--- Start of Supplied data ---

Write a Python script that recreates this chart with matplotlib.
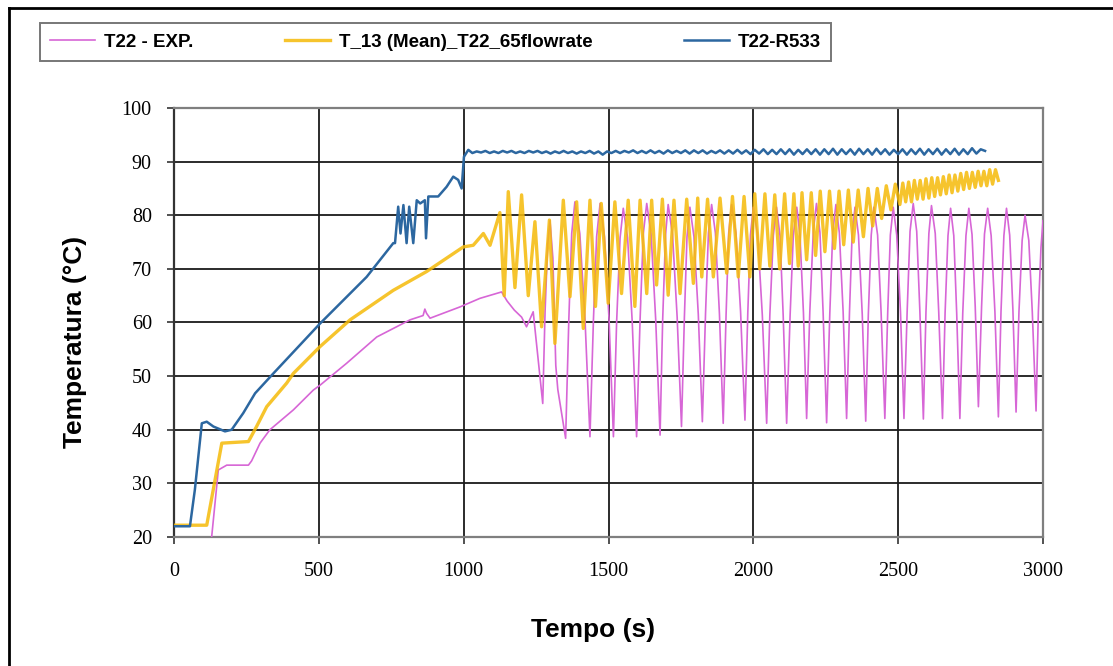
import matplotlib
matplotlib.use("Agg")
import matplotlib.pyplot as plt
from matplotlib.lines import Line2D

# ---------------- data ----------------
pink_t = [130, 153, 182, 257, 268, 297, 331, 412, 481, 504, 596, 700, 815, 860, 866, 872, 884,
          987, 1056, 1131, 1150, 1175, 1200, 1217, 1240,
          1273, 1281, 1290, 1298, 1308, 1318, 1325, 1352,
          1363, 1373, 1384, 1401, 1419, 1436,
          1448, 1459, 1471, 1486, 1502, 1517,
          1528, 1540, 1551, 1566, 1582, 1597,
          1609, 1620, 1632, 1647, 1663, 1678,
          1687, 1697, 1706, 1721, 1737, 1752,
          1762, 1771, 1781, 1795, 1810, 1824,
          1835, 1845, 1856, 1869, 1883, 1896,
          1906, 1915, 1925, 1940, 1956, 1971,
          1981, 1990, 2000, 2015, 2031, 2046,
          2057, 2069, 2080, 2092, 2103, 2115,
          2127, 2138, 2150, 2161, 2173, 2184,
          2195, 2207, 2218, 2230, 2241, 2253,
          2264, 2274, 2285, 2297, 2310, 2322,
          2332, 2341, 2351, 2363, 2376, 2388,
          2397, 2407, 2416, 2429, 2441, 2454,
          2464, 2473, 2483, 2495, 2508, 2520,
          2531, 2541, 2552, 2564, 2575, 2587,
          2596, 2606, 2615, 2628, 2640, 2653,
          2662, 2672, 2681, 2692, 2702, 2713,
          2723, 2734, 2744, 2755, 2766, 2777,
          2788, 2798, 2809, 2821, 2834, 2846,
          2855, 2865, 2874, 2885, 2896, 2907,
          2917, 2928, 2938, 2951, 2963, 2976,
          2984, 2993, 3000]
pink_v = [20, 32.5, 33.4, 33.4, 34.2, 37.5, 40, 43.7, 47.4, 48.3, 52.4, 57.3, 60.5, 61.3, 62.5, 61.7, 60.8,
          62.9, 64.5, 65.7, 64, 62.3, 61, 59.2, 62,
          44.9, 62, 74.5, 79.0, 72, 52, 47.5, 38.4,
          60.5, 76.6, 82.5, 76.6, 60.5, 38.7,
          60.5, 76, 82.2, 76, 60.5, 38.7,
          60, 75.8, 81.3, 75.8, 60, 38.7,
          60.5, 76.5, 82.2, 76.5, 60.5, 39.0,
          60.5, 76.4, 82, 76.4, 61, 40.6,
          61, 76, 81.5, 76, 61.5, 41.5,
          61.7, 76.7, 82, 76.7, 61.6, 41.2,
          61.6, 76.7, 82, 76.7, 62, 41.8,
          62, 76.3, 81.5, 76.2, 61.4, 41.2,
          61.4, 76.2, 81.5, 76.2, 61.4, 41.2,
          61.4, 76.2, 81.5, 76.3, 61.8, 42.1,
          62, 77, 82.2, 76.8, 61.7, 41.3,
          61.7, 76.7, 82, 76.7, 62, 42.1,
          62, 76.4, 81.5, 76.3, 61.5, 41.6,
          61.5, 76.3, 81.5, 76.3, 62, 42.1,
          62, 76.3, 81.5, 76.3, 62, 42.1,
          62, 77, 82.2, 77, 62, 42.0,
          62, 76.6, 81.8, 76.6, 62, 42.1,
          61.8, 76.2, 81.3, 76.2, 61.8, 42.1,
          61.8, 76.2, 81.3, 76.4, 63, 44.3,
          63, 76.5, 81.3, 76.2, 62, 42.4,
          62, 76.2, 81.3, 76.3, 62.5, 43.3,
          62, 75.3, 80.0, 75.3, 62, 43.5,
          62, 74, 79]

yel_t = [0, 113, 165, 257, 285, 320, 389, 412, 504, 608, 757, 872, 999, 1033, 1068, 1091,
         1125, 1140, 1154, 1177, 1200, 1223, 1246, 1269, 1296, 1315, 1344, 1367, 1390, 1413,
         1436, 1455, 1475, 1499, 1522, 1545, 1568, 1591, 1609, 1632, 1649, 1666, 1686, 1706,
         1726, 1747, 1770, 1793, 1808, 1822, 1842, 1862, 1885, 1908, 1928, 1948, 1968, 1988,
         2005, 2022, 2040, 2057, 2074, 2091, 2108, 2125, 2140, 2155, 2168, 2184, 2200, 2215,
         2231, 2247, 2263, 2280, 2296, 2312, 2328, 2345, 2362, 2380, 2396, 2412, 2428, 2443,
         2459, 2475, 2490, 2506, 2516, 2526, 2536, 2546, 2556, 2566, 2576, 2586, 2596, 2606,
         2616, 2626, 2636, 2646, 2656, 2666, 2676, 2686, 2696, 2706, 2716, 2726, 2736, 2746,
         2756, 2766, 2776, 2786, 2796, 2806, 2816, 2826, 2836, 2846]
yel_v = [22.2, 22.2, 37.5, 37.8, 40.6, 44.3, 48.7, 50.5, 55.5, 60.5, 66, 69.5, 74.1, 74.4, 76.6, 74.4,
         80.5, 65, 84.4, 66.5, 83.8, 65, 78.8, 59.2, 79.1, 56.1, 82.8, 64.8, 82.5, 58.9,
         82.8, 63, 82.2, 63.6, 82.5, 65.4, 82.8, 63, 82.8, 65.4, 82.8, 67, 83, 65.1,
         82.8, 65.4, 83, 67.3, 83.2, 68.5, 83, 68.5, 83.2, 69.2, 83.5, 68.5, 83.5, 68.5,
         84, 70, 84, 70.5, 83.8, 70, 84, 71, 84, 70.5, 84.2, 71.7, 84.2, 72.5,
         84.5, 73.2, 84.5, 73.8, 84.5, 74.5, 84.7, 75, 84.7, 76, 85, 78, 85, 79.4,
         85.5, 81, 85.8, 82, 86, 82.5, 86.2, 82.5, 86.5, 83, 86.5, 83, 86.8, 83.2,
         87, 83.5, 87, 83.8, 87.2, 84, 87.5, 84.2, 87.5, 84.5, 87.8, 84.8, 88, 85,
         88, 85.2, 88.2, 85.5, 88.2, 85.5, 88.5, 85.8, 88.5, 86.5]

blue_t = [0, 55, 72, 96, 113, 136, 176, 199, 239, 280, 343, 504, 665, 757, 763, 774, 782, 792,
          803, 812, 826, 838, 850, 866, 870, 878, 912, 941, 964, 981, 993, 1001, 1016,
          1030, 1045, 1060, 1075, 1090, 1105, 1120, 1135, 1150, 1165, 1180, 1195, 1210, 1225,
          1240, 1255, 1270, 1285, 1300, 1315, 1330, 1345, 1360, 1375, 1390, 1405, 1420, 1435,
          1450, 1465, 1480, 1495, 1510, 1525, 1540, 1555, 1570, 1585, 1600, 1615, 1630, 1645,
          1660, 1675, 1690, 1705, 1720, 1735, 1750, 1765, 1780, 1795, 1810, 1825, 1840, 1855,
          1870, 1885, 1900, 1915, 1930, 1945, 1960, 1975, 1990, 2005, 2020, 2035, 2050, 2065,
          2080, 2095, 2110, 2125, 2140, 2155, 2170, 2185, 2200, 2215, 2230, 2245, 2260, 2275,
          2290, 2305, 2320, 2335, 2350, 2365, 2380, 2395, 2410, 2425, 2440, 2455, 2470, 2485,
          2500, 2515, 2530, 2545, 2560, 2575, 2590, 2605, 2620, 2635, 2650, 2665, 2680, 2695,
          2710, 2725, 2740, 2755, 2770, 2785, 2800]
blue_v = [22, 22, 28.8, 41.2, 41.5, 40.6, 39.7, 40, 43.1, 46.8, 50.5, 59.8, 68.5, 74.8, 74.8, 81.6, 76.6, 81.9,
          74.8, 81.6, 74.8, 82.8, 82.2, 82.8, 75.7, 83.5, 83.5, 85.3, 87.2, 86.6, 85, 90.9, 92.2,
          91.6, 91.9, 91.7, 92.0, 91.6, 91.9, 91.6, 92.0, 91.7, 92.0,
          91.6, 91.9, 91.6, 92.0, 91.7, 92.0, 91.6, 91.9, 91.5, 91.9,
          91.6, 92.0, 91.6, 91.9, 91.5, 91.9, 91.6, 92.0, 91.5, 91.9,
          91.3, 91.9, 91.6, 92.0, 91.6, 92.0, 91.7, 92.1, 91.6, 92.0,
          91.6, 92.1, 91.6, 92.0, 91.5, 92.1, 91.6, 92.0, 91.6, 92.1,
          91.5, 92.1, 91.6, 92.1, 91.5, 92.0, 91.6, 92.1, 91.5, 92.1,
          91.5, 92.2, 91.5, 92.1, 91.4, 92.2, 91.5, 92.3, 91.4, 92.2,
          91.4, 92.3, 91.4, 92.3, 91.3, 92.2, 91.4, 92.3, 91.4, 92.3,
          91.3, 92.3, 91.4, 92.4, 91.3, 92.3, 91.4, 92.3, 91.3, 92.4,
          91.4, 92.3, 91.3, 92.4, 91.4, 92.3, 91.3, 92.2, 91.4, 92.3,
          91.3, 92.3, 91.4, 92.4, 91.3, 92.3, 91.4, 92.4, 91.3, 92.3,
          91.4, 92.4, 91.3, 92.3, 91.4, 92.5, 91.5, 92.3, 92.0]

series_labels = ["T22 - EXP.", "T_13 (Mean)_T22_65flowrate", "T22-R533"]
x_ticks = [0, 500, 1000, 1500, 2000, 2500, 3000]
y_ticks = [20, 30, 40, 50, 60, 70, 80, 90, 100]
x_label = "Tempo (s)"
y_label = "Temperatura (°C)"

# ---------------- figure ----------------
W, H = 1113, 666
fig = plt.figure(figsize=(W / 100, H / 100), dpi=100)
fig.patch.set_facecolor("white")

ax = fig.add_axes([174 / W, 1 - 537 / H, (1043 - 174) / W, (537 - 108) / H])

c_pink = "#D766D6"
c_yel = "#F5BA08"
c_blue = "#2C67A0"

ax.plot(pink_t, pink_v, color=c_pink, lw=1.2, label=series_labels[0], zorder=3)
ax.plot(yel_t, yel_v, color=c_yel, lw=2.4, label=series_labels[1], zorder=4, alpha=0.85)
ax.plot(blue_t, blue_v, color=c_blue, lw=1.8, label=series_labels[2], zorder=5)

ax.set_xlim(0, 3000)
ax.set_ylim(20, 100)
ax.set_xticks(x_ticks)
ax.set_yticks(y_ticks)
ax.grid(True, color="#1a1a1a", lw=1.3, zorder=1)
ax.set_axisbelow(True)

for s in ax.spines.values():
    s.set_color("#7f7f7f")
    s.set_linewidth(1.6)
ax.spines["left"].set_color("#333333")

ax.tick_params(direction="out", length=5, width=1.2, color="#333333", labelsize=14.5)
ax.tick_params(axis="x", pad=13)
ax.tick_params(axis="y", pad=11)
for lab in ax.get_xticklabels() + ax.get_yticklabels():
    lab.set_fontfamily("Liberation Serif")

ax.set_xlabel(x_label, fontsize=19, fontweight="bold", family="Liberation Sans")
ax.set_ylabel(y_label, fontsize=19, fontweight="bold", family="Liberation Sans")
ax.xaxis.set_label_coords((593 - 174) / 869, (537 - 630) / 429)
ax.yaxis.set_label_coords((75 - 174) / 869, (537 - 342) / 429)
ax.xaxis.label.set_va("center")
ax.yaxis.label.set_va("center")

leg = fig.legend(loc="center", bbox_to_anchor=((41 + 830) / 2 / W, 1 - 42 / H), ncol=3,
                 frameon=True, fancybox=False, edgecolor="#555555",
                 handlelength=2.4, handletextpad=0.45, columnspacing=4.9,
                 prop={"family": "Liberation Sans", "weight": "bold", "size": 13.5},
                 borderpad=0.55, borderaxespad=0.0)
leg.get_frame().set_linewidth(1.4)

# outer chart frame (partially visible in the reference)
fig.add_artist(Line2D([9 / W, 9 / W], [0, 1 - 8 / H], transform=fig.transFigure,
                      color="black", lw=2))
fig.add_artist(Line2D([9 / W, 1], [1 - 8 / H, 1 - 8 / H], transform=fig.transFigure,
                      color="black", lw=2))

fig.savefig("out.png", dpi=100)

--- End of Supplied data ---

> **What the task asks**
Extract, word for word, each line from the top of the data down to and including the line with "from matplotlib.lines import Line2D"; skip the pictures.

> **Solution to this problem**
Write a Python script that recreates this chart with matplotlib.
import matplotlib
matplotlib.use("Agg")
import matplotlib.pyplot as plt
from matplotlib.lines import Line2D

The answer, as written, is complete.